El poder en su definición moderna dentro del marco de los Estados de Derecho ha querido jugar con la racionalidad sin comprometerse, dejando intactas las prerrogativas de la burocracia, como vía para una mejor defensa de sus intereses frente a la ciudadanía, encomendando específicamente a la burocracia técnica el mantenimiento de la relaciones conforme al procedimiento. Construyendo así instrumentos de depuración de responsabilidades dentro de su propio seno, en su círculo cerrado. No obstante, dejando algunas anécdotas para acusar la presencia del ciudadano en el funcionamiento de la Administración por vía directa, caso del jurado popular. De manera indirecta, como simple representado, a través del legislativo pueden citarse las comisiones de investigación de las cámaras representativas, simplemente para que el poder tome contacto con la realidad. En el primer caso su presencia es testimonial porque el ciudadano no juzga, simplemente vota, es el juez el que juzga y, más tarde, quien revisa -confirma o modifica- es otro juez superior -en definitiva el papel asignado al ciudadano es de poca relevancia práctica-. Las comisiones parlamentarias son una buena reflexión para sacar a la luz las vergüenzas de los relacionados de alguna manera con el ejercicio del poder, cuya misión es escaparse de la evidencia con todos los subterfugios a su alcance -aquí sólo se trata de dar publicidad a un asunto de cara a la opinión pública-.
Todo esto suena a desfase del sistema. Ya que la obsolescencia no sólo afecta al Estado sino a la propia democracia. En contra del sesgo dado a la democracia representativa, la idea de democracia no es solamente elegir, sino gobernar. Con lo que si la ciudadanía e incluso las masas, no ocupan un lugar en la estructura y desarrollan su función en el marco de un Estado moderno, superando el modelo burgués, el desarrollo político de las sociedades avanzadas sigue anclado en el pasado, pese a los avances tecnológicos. Parece que el Estado de Derecho no puede eludir el peso de sus diseñadores, los burgueses que se movían entre sus intereses comerciales y sus intereses políticos, que dio como resultado un Estado puesto al servicio del capitalismo, en el que los ciudadanos juegan el papel de figurantes del sistema, porque las decisiones las toman otros.
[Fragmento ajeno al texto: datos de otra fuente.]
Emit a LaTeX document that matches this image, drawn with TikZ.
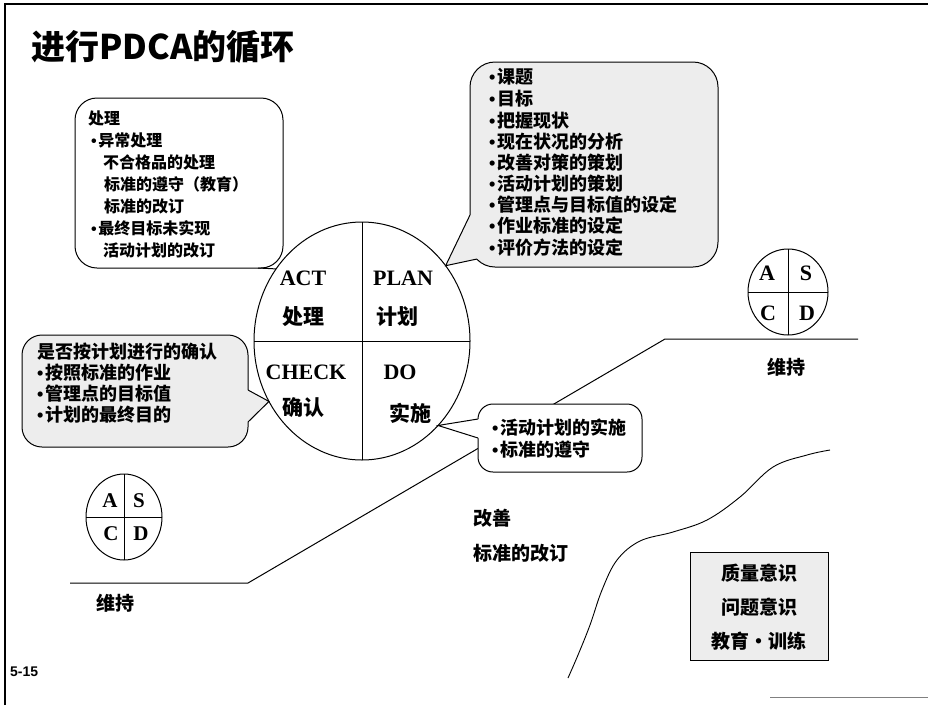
\documentclass[tikz,border=0pt]{standalone}
\usepackage{fontspec}
\setmainfont{Liberation Serif}
\newfontfamily\cjk{Noto Sans CJK SC}
\newfontfamily\lsans{Liberation Sans}
\usetikzlibrary{shapes.geometric}
\newcommand\mybul{{\lsans •}\hspace{1.5pt}}
\tikzset{
  ln/.style={line width=1pt, black},
  boxfill/.style={fill=gray!14},
  ctxt/.style={anchor=west, inner sep=0pt, font=\cjk\bfseries\fontsize{#1}{#1}\selectfont},
  ctxt/.default=16,
  mtxt/.style={inner sep=0pt, font=\cjk\bfseries\fontsize{#1}{#1}\selectfont},
  mtxt/.default=19,
  ltr/.style={inner sep=0pt, font=\bfseries\fontsize{#1}{#1}\selectfont},
  ltr/.default=22,
}
\begin{document}
\begin{tikzpicture}[x=1pt,y=-1pt]
\useasboundingbox[fill=white] (0,0) rectangle (928,705);
% frame
\draw[line width=1.3pt] (5,705) -- (5,4) -- (928,4);
\draw[gray, line width=1pt] (770,697) -- (928,697);
% title
\node[ctxt=34] (title) at (31,47) {进行PDCA的循环};
\node[anchor=west, inner sep=0pt, font=\lsans\bfseries\fontsize{14}{14}\selectfont] (pg) at (10,672) {5-15};

% staircase line
\coordinate (s1) at (70,583);
\coordinate (s2) at (248,583);
\coordinate (s3) at (665,339);
\coordinate (s4) at (858,339);
\draw[ln] (s1) -- (s2) -- (s3) -- (s4);

% wavy curve
\draw[line width=0.9pt] plot[smooth, tension=0.6] coordinates {(830,450) (807,455) (773,467) (740,497) (707,520) (673,532) (640,541) (617,560) (602,590) (590,625) (578,655) (568,678)};

% main circle
\node[ellipse, draw, line width=1pt, fill=white, minimum width=216pt, minimum height=238pt, inner sep=0pt, outer sep=0pt] (pdca) at (362,341) {};
\draw[ln] (pdca.north) -- (pdca.south);
\draw[ln] (pdca.west) -- (pdca.east);

% top-left callout
\draw[ln, fill=white, rounded corners=22pt] (75,98) rectangle (283,268);
\coordinate (tlb) at (258,268);
\draw[ln] (tlb) -- (pdca.140);

% top-right callout
\draw[ln, boxfill, rounded corners=25pt] (470,62) rectangle (718,267);
\coordinate (tra) at (470,215);
\coordinate (trb) at (477,259);
\fill[gray!14] (tra) -- (pdca.42) -- (trb) -- (486,252) -- (477,215) -- cycle;
\draw[ln] (tra) -- (pdca.42) -- (trb);

% left callout
\draw[ln, boxfill, rounded corners=20pt] (22,335) rectangle (248,447);
\coordinate (la) at (248,390);
\coordinate (lb) at (248,422);
\fill[gray!14] (la) -- (pdca.213) -- (lb) -- (240,422) -- (240,390) -- cycle;
\draw[ln] (la) -- (pdca.213) -- (lb);

% DO callout
\draw[ln, fill=white, rounded corners=15pt] (478,404) rectangle (642,472);
\coordinate (da) at (478,419);
\coordinate (db) at (478,438);
\fill[white] (da) -- (pdca.-48) -- (db) -- (486,438) -- (486,419) -- cycle;
\draw[ln] (da) -- (pdca.-48) -- (db);

% circle labels
\node[ltr] (act) at (303,278) {ACT};
\node[ltr] (plan) at (403,278) {PLAN};
\node[ltr] (check) at (306,372) {CHECK};
\node[ltr] (do) at (400,372) {DO};
\node[mtxt=21] (act2) at (303,317) {处理};
\node[mtxt=21] (plan2) at (397,317) {计划};
\node[mtxt=21] (check2) at (303,408) {确认};
\node[mtxt=21] (do2) at (410,413) {实施};

% top-left texts
\node[ctxt] (a0) at (88,118) {处理};
\node[ctxt] (a1) at (91,140) {\mybul 异常处理};
\node[ctxt] (a2) at (103,162) {不合格品的处理};
\node[ctxt] (a3) at (104,184) {标准的遵守（教育）};
\node[ctxt] (a4) at (104,206) {标准的改订};
\node[ctxt] (a5) at (91,228) {\mybul 最终目标未实现};
\node[ctxt] (a6) at (103,250) {活动计划的改订};

% top-right texts
\node[ctxt=18] (p1) at (489,77) {\mybul 课题};
\node[ctxt=18] (p2) at (489,99) {\mybul 目标};
\node[ctxt=18] (p3) at (489,121) {\mybul 把握现状};
\node[ctxt=18] (p4) at (489,142) {\mybul 现在状况的分析};
\node[ctxt=18] (p5) at (489,163) {\mybul 改善对策的策划};
\node[ctxt=18] (p6) at (489,184) {\mybul 活动计划的策划};
\node[ctxt=18] (p7) at (489,205) {\mybul 管理点与目标值的设定};
\node[ctxt=18] (p8) at (489,226) {\mybul 作业标准的设定};
\node[ctxt=18] (p9) at (489,248) {\mybul 评价方法的设定};

% left callout texts
\node[ctxt=18] (c0) at (37,352) {是否按计划进行的确认};
\node[ctxt=18] (c1) at (37,373) {\mybul 按照标准的作业};
\node[ctxt=18] (c2) at (37,394) {\mybul 管理点的目标值};
\node[ctxt=18] (c3) at (37,415) {\mybul 计划的最终目的};

% DO callout texts
\node[ctxt=18] (d1) at (492,428) {\mybul 活动计划的实施};
\node[ctxt=18] (d2) at (492,450) {\mybul 标准的遵守};

% middle texts
\node[ctxt=19] (k1) at (473,518) {改善};
\node[ctxt=19] (k2) at (473,553) {标准的改订};

% small ASD circles
\node[ellipse, draw, line width=1pt, minimum width=80pt, minimum height=86pt, inner sep=0pt, outer sep=0pt] (asd1) at (788,292) {};
\draw[ln] (asd1.north) -- (asd1.south);
\draw[ln] (asd1.west) -- (asd1.east);
\node[ltr=22] (a1A) at (767,273) {A};
\node[ltr=22] (a1S) at (806,273) {S};
\node[ltr=22] (a1C) at (768,313) {C};
\node[ltr=22] (a1D) at (807,313) {D};
\node[mtxt] (w1) at (786,367) {维持};

\node[ellipse, draw, line width=1pt, minimum width=76pt, minimum height=86pt, inner sep=0pt, outer sep=0pt] (asd2) at (124,517) {};
\draw[ln] (asd2.north) -- (asd2.south);
\draw[ln] (asd2.west) -- (asd2.east);
\node[ltr=21] (a2A) at (110,501) {A};
\node[ltr=21] (a2S) at (139,501) {S};
\node[ltr=21] (a2C) at (111,534) {C};
\node[ltr=21] (a2D) at (141,534) {D};
\node[mtxt] (w2) at (115,603) {维持};

% bottom-right box
\draw[ln, boxfill] (690,552) rectangle (828,660);
\node[mtxt] (q1) at (759,573) {质量意识};
\node[mtxt] (q2) at (759,607) {问题意识};
\node[mtxt] (q3) at (759,641) {教育・训练};
\end{tikzpicture}
\end{document}
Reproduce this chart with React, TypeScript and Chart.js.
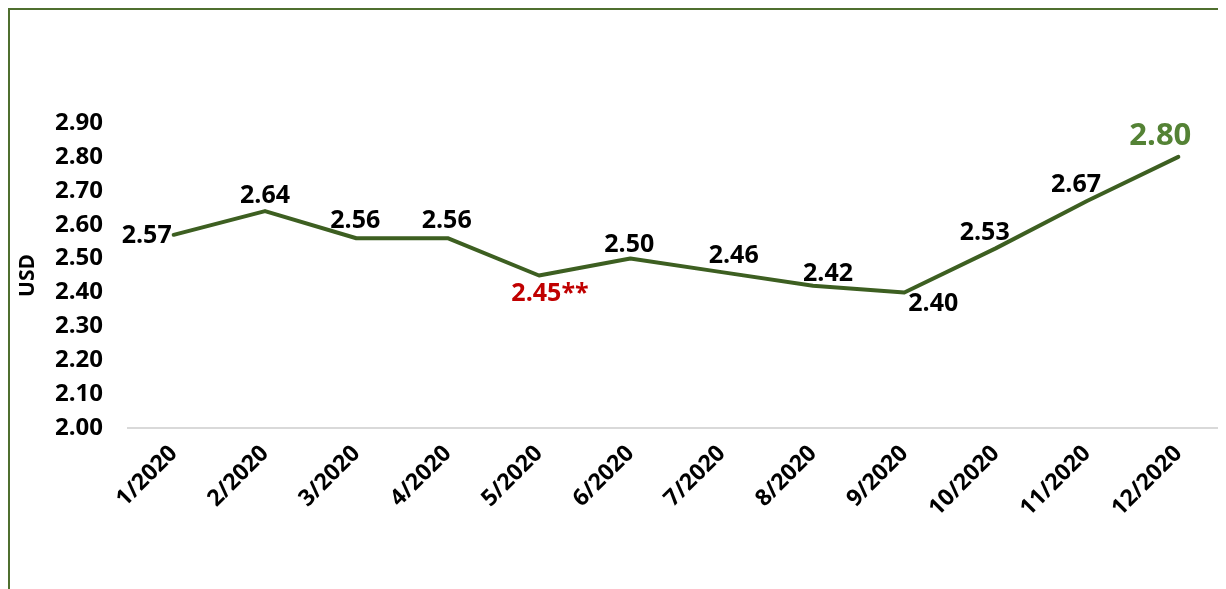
import React, { useEffect, useRef } from "react";
import { Chart, registerables } from "chart.js";

Chart.register(...registerables);

const categories = [
  "1/2020", "2/2020", "3/2020", "4/2020", "5/2020", "6/2020",
  "7/2020", "8/2020", "9/2020", "10/2020", "11/2020", "12/2020",
];
const prices = [2.57, 2.64, 2.56, 2.56, 2.45, 2.5, 2.46, 2.42, 2.4, 2.53, 2.67, 2.8];
const labelSuffixes = ["", "", "", "", "**", "", "", "", "", "", "", ""];
const yTicks = [2.0, 2.1, 2.2, 2.3, 2.4, 2.5, 2.6, 2.7, 2.8, 2.9];
const axisTitle = "USD";

// label styling / placement relative to each point (offset in px)
const labelOffsets: [number, number][] = [
  [-27, 1], [0, -15], [-1, -17], [-1, -17], [11, 18], [-1, -14],
  [12, -16], [15, -12], [29, 11], [-11, -16], [-11, -16], [-18, -21],
];
const labelColors = ["#000", "#000", "#000", "#000", "#c00000", "#000", "#000", "#000", "#000", "#000", "#000", "#548235"];
const labelSizes = [25, 25, 25, 25, 25, 25, 25, 25, 25, 25, 25, 31];

const FONT = "'Open Sans'";
const LINE_COLOR = "#3d5f21";

const labelPlugin = {
  id: "valueLabels",
  afterDatasetsDraw(chart: any) {
    const meta = chart.getDatasetMeta(0);
    const ctx = chart.ctx;
    ctx.save();
    ctx.textAlign = "center";
    ctx.textBaseline = "middle";
    meta.data.forEach((pt: any, i: number) => {
      const [dx, dy] = labelOffsets[i];
      ctx.font = `bold ${labelSizes[i]}px ${FONT}`;
      ctx.fillStyle = labelColors[i];
      ctx.fillText(prices[i].toFixed(2) + labelSuffixes[i], pt.x + dx, pt.y + dy);
    });
    ctx.restore();
  },
};

export default function App() {
  const ref = useRef<HTMLCanvasElement>(null);
  useEffect(() => {
    document.documentElement.style.overflow = "hidden";
    document.body.style.overflow = "hidden";
    const chart = new Chart(ref.current!, {
      type: "line",
      data: {
        labels: categories,
        datasets: [
          {
            data: prices,
            borderColor: LINE_COLOR,
            borderWidth: 4,
            pointRadius: 0,
            tension: 0,
            borderJoinStyle: "round",
            borderCapStyle: "round",
          },
        ],
      },
      options: {
        animation: false,
        responsive: false,
        devicePixelRatio: 1,
        layout: { padding: { top: 113, right: 2, left: 0, bottom: 0 } },
        plugins: { legend: { display: false }, tooltip: { enabled: false } },
        scales: {
          x: {
            offset: true,
            grid: { display: false, drawTicks: false },
            border: { display: true, color: "#d9d9d9", width: 2 },
            ticks: {
              minRotation: 45,
              maxRotation: 45,
              padding: 12,
              color: "#000",
              font: { family: FONT, size: 23, weight: "bold" },
            },
            afterFit: (s: any) => { s.height = 161; },
          },
          y: {
            min: 2,
            max: 2.9,
            grid: { display: false, drawTicks: false },
            border: { display: false },
            afterBuildTicks: (s: any) => { s.ticks = yTicks.map((v) => ({ value: v })); },
            ticks: {
              padding: 25,
              color: "#000",
              font: { family: FONT, size: 24, weight: "bold" },
              callback: (v: any) => Number(v).toFixed(2),
            },
            title: {
              display: true,
              text: axisTitle,
              color: "#000",
              padding: { top: 5, bottom: 0 },
              font: { family: FONT, size: 21, weight: "bold" },
            },
            afterFit: (s: any) => { s.width = 118; },
          },
        },
      },
      plugins: [labelPlugin],
    });
    return () => chart.destroy();
  }, []);

  return (
    <div
      style={{
        width: 1216,
        height: 579,
        borderTop: "2px solid #4f6f2f",
        borderLeft: "2px solid #4f6f2f",
      }}
    >
      <canvas ref={ref} width={1216} height={579} style={{ display: "block" }} />
    </div>
  );
}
Con la rotura de su patrones originarios, la burocracia ha ocupado su lugar, se ha entregado a la tarea de custodiar el viejo Estado burgués y lo hace como si fuera de su exclusiva propiedad. De tal manera que el ciudadano ya no es figurante, simplemente siervo del Estado y por ende de sus gestores. La necesidad de modernizar el Estado, recuperar el equilibrio de poderes y poner en la escena real la presencia del ciudadano en las instituciones del Estado son una exigencia derivada del avance de tiempos. En este punto las responsabilidades ya no pueden platearse en el seno de la burocracia sino ante la voluntad general, creando instituciones al efecto en las que decida directamente la voluntad general.